As PBI programs and other strategies to increase utilization of facility-based care move forward, there is an ethical imperative to understand the quality of care being accessed by women and children in these facilities, and a programmatic imperative to understand the returns to maternal and newborn health of PBI investments in terms of both quantity and quality of care.
In most PBI programs, measurement of facility performance involves assessing both the quantity and quality of services rendered in order to award incentives. Whereas assessing quantity of services is fairly straightforward, defining and measuring quality is a more complex endeavor. Understanding the structural, process, and outcomes indicators directly linked to quality of maternal and newborn care is key.

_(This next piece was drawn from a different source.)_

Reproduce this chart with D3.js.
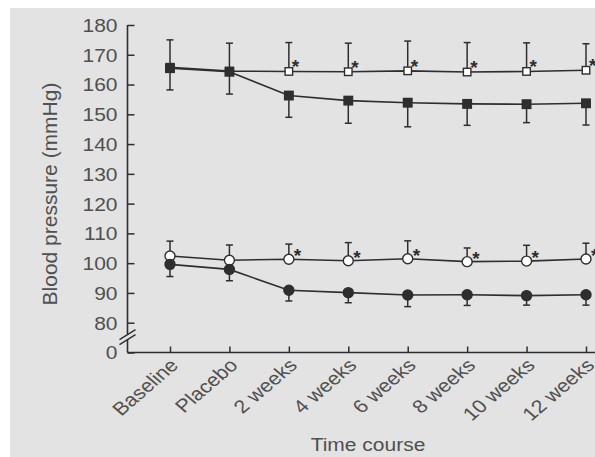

The Maternal Health Task Force is excited to host a technical consultation with USAID’s Translating Research into Action (TRAction) Project together with USAID and the World Bank. On Wednesday and Thursday of this week, researchers, programmers, policymakers, and donors from all over the world will gather in Boston to discuss the state of the evidence of performance-based incentives’ impact on the quality of maternal newborn care.
We are convening this meeting for two reasons: first, to better understand what the intended and unintended consequences are of PBI programs and the resulting quality of care offered to women and newborns; and secondly, to make recommendations for applying this knowledge systematically to improve care. We will look at evidence gaps and implementation science priorities, policy/governance and program needs, and measurement issues.